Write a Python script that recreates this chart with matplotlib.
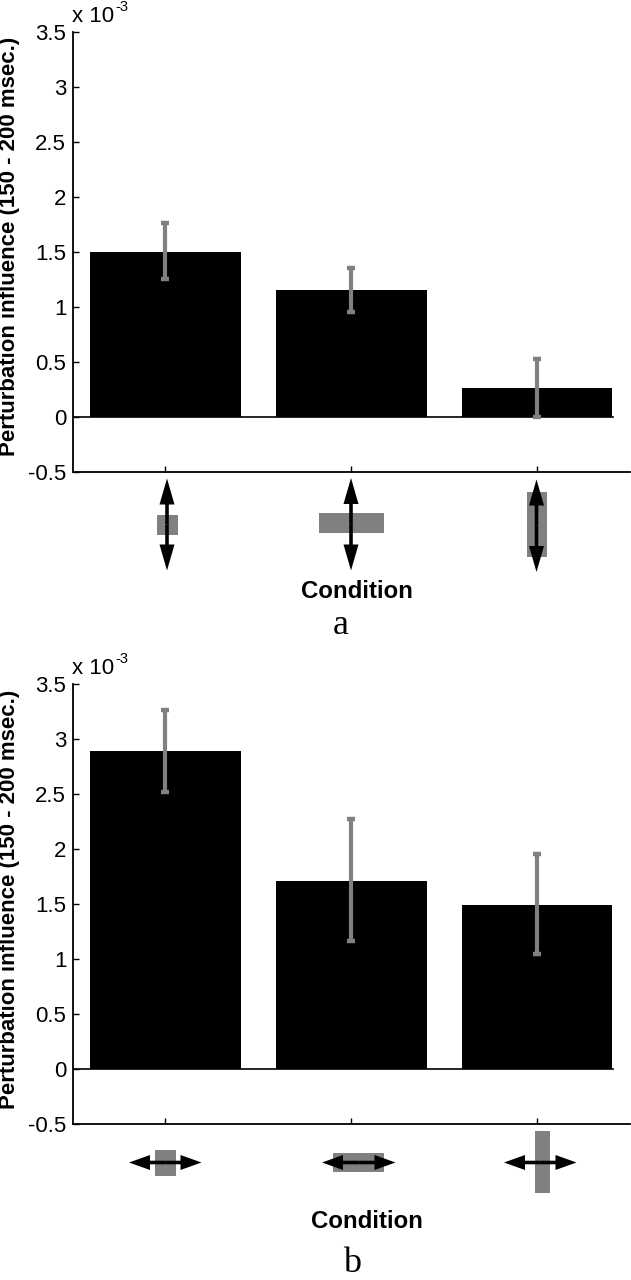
import matplotlib
matplotlib.use('Agg')
import matplotlib.pyplot as plt
from matplotlib.patches import Rectangle, FancyArrow

# values (units of 1e-3)
conditions = [1, 2, 3]
yticks = [-0.5, 0, 0.5, 1, 1.5, 2, 2.5, 3, 3.5]
ytick_labels = ['-0.5', '0', '0.5', '1', '1.5', '2', '2.5', '3', '3.5']

means_a = [1.5, 1.15, 0.26]
err_low_a = [1.25, 0.95, 0.0]
err_high_a = [1.76, 1.35, 0.52]

means_b = [2.89, 1.71, 1.49]
err_low_b = [2.52, 1.16, 1.04]
err_high_b = [3.26, 2.27, 1.95]

W, H = 631, 1280
GRAY = '#808080'
SANS = 'Liberation Sans'
SERIF = 'Liberation Serif'

fig = plt.figure(figsize=(W / 100, H / 100), dpi=100)


def make_axes(top, bottom, means, low, high):
    ax = fig.add_axes([72.5 / W, 1 - bottom / H, (630 - 72.5) / W, (bottom - top) / H])
    ax.bar(conditions, means, width=0.81, color='black')
    ax.axhline(0, xmin=0, xmax=0.97, color='black', lw=1.2)
    yerr = [[m - l for m, l in zip(means, low)], [h - m for m, h in zip(means, high)]]
    ax.errorbar(conditions, means, yerr=yerr, fmt='none', ecolor=GRAY,
                elinewidth=3, capsize=2.8, capthick=3.2)
    ax.set_xlim(0.5, 3.5)
    ax.set_ylim(-0.5, 3.5)
    ax.set_xticks(conditions)
    ax.set_xticklabels([])
    ax.set_yticks(yticks)
    ax.set_yticklabels(ytick_labels, fontname=SANS, fontsize=16)
    ax.tick_params(direction='in', length=4.5, width=1, pad=4.5)
    ax.spines['top'].set_visible(False)
    ax.spines['right'].set_visible(False)
    for s in ['left', 'bottom']:
        ax.spines[s].set_linewidth(1.3)
    return ax


make_axes(32, 471.5, means_a, err_low_a, err_high_a)
make_axes(684, 1123.5, means_b, err_low_b, err_high_b)

# overlay in pixel coordinates for the stimulus icons and the free text
ov = fig.add_axes([0, 0, 1, 1], facecolor='none')
ov.set_xlim(0, W)
ov.set_ylim(H, 0)
ov.axis('off')


def icon_rect(x0, x1, y0, y1):
    ov.add_patch(Rectangle((x0, y0), x1 - x0, y1 - y0, color=GRAY, lw=0))


def double_arrow(x0, y0, x1, y1, head_len):
    cx, cy = (x0 + x1) / 2, (y0 + y1) / 2
    for ex, ey in [(x0, y0), (x1, y1)]:
        ov.add_patch(FancyArrow(cx, cy, ex - cx, ey - cy, width=3.6, head_width=15,
                                head_length=head_len, length_includes_head=True,
                                color='black', lw=0))


# panel a, vertical arrows
icon_rect(157, 177.5, 514.5, 534.5)
double_arrow(167, 478.5, 167, 570.5, 26)
icon_rect(318.5, 383.5, 513, 532.5)
double_arrow(351, 478, 351, 570.5, 26)
icon_rect(527, 546.5, 492, 556.5)
double_arrow(536.5, 479.5, 536.5, 572, 26)

# panel b, horizontal arrows
icon_rect(154.5, 175.5, 1149.5, 1175.5)
double_arrow(129, 1162.5, 201.5, 1162.5, 21)
icon_rect(332.5, 383.5, 1153, 1172)
double_arrow(322, 1162.5, 395.5, 1162.5, 21)
icon_rect(534.5, 549.5, 1131, 1192.5)
double_arrow(504, 1162.5, 576.5, 1162.5, 21)

ylabel = 'Perturbation influence (150 - 200 msec.)'
for yc, y10, xc, yc2, letter, lx, ly in [(246, 17, 356.5, 591, 'a', 341, 625),
                                         (899, 669, 366.5, 1221, 'b', 352, 1263)]:
    ov.text(10, yc, ylabel, rotation=90, ha='center', va='center',
            fontname=SANS, fontweight='bold', fontsize=16)
    ov.text(72, y10, 'x 10', ha='left', va='center', fontname=SANS, fontsize=16)
    ov.text(115, y10 - 10, '-3', ha='left', va='center', fontname=SANS, fontsize=10.5)
    ov.text(xc, yc2, 'Condition', ha='center', va='center',
            fontname=SANS, fontweight='bold', fontsize=17.3)
    ov.text(lx, ly, letter, ha='center', va='center', fontname=SERIF, fontsize=26)

fig.savefig('out.png', dpi=100)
------
#### Exercise details
From the first line above to the line containing "from matplotlib.patches import", repeat each line exactly. Pictures stay out.

#### Exercise answer
Write a Python script that recreates this chart with matplotlib.
import matplotlib
matplotlib.use('Agg')
import matplotlib.pyplot as plt
from matplotlib.patches import Rectangle, FancyArrow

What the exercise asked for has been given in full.